Via MyDD, a Washington Post article on the Democrats’ grassroots revolution:

The movement is less ideological than it is strategic and structural. Activists from the local level to the national level believe the party has become hierarchical, too much like the GOP. Democrats, they argue, aren’t Republicans and respond better to a bottom-up campaign process.

There was a time when Democrats, despite their seemingly eternal financial disadvantage, beat Republicans by doing what they did best: winning the ground game. But Republicans caught up, largely by out-organizing Democrats. Last year, Karl Rove’s strategy of energizing evangelicals and social conservatives trumped the Democrats’ unprecedented money-raising apparatus.

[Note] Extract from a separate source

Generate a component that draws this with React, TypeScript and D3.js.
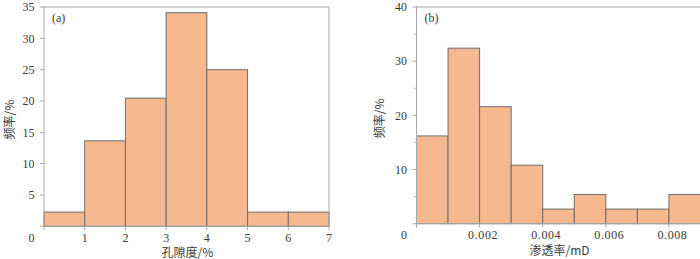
import React from "react";
import * as d3 from "d3";

// ---- data ----
const porosityBinStarts = [0, 1, 2, 3, 4, 5, 6];
const porosityBinWidth = 1;
const porosityFreq = [2.27, 13.64, 20.45, 34.09, 25.0, 2.27, 2.27];
const porosityXTicks = [0, 1, 2, 3, 4, 5, 6, 7];
const porosityYTicks = [0, 5, 10, 15, 20, 25, 30, 35];

const permBinStarts = [0, 0.001, 0.002, 0.003, 0.004, 0.005, 0.006, 0.007, 0.008];
const permBinWidth = 0.001;
const permFreq = [16.2, 32.4, 21.6, 10.8, 2.7, 5.4, 2.7, 2.7, 5.4];
const permXTicks = [0, 0.002, 0.004, 0.006, 0.008];
const permYTicks = [0, 10, 20, 30, 40];
const permYMinorTicks = [5, 15, 25, 35];

const BAR_FILL = "#f6b88e";
const BAR_STROKE = "#6e6e6e";
const AXIS = "#a8a8a8";
const TEXT = "#3a3a3a";
const NUM_FONT = "'Liberation Serif', 'DejaVu Serif', serif";
const CJK_FONT = "'Noto Sans CJK SC', 'Noto Sans', sans-serif";

type PanelProps = {
  binStarts: number[];
  binWidth: number;
  freq: number[];
  xDomain: [number, number];
  yDomain: [number, number];
  xRange: [number, number];
  yRange: [number, number];
  xTicks: number[];
  yTicks: number[];
  yMinor?: number[];
  xFormat: (v: number) => string;
  xLabel: string;
  panelLabel: string;
  xLabelDx: number;
  yLabelX: number;
};

function Panel(p: PanelProps) {
  const x = d3.scaleLinear().domain(p.xDomain).range(p.xRange);
  const y = d3.scaleLinear().domain(p.yDomain).range(p.yRange);
  const [x0, x1] = p.xRange;
  const [yb, yt] = p.yRange;
  const tickLen = 4;
  const yLabRight = x0 - 9.5;
  const xLabBase = yb + 15.5;
  return (
    <g>
      {p.binStarts.map((b, i) => (
        <rect
          key={i}
          x={x(b)}
          y={y(p.freq[i])}
          width={x(b + p.binWidth) - x(b)}
          height={y(0) - y(p.freq[i])}
          fill={BAR_FILL}
          stroke={BAR_STROKE}
          strokeWidth={1}
        />
      ))}
      {/* frame */}
      <line x1={x0} x2={x0} y1={yb} y2={yt} stroke={AXIS} />
      <line x1={x0} x2={x1} y1={yb} y2={yb} stroke={AXIS} />
      <line x1={x0} x2={x1} y1={yt} y2={yt} stroke={AXIS} />
      <line x1={x1} x2={x1} y1={yb} y2={yt} stroke={AXIS} />
      {/* y ticks */}
      {p.yTicks.map((t) => (
        <g key={"y" + t}>
          <line x1={x0 - tickLen} x2={x0} y1={y(t)} y2={y(t)} stroke={AXIS} />
          {t !== 0 && (
            <text
              x={yLabRight}
              y={y(t)}
              dy="0.35em"
              textAnchor="end"
              fontSize={12}
              fontFamily={NUM_FONT}
              fill={TEXT}
            >
              {t}
            </text>
          )}
        </g>
      ))}
      {(p.yMinor || []).map((t) => (
        <line key={"ym" + t} x1={x0 - 2} x2={x0} y1={y(t)} y2={y(t)} stroke={AXIS} />
      ))}
      {/* corner zero */}
      <text x={yLabRight} y={xLabBase} textAnchor="end" fontSize={12} fontFamily={NUM_FONT} fill={TEXT}>
        0
      </text>
      {/* x ticks */}
      {p.xTicks.map((t) => (
        <g key={"x" + t}>
          <line x1={x(t)} x2={x(t)} y1={yb} y2={yb + tickLen} stroke={AXIS} />
          {t !== 0 && (
            <text
              x={x(t) + p.xLabelDx}
              y={xLabBase}
              textAnchor="middle"
              fontSize={12}
              fontFamily={NUM_FONT}
              fill={TEXT}
              letterSpacing={p.xLabelDx ? 0.6 : 0}
            >
              {p.xFormat(t)}
            </text>
          )}
        </g>
      ))}
      {/* axis titles */}
      <text
        x={(x0 + x1) / 2 + 1}
        y={yb + 31}
        textAnchor="middle"
        fontSize={12}
        fontFamily={CJK_FONT}
        fill={TEXT}
      >
        {p.xLabel}
      </text>
      <text
        transform={`translate(${p.yLabelX},${(yb + yt) / 2 + 3}) rotate(-90)`}
        textAnchor="middle"
        dy="0.35em"
        fontSize={12}
        fontFamily={CJK_FONT}
        fill={TEXT}
      >
        频率/%
      </text>
      <text x={x0 + 8} y={yt + 15} fontSize={12} fontFamily={NUM_FONT} fill={TEXT}>
        {p.panelLabel}
      </text>
    </g>
  );
}

export default function App() {
  return (
    <svg
      width={700}
      height={259}
      style={{ position: "absolute", left: 0, top: 0, background: "#fff", display: "block" }}
    >
      <rect x={0} y={0} width={700} height={259} fill="#fff" />
      <Panel
        binStarts={porosityBinStarts}
        binWidth={porosityBinWidth}
        freq={porosityFreq}
        xDomain={[0, 7]}
        yDomain={[0, 35]}
        xRange={[44, 329]}
        yRange={[226.3, 7]}
        xTicks={porosityXTicks}
        yTicks={porosityYTicks}
        xFormat={(v) => String(v)}
        xLabel="孔隙度/%"
        panelLabel="(a)"
        xLabelDx={0}
        yLabelX={9.5}
      />
      <Panel
        binStarts={permBinStarts}
        binWidth={permBinWidth}
        freq={permFreq}
        xDomain={[0, 0.009]}
        yDomain={[0, 40]}
        xRange={[416.5, 700.5]}
        yRange={[223.7, 7]}
        xTicks={permXTicks}
        yTicks={permYTicks}
        yMinor={permYMinorTicks}
        xFormat={(v) => d3.format(".3f")(v)}
        xLabel="渗透率/mD"
        panelLabel="(b)"
        xLabelDx={3.5}
        yLabelX={380}
      />
    </svg>
  );
}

Even as the Washington-based Democratic power structure caught up with the GOP in its ability to finance costly television ad campaigns and target voters through high technology, the grass-roots activists complained that they were being ignored in the trenches.

“I don’t think you’ve seen the end of it [with North Carolina and Arkansas],” said former Gore presidential campaign manager Donna Brazile, whose expertise is grass-roots organizing. “[Dean’s election] marks the end of the Terry [McAuliffe] era and in a way the end of the Clinton era. What you see is Deaniacs really asserting themselves across the board.

“I don’t see this is a bad thing, because when you infuse new blood in the party you bring it alive and bring new energy. My only caution, though, is whether this new group is going to really be willing to get down and do the hard, dirty work of rebuilding the party.”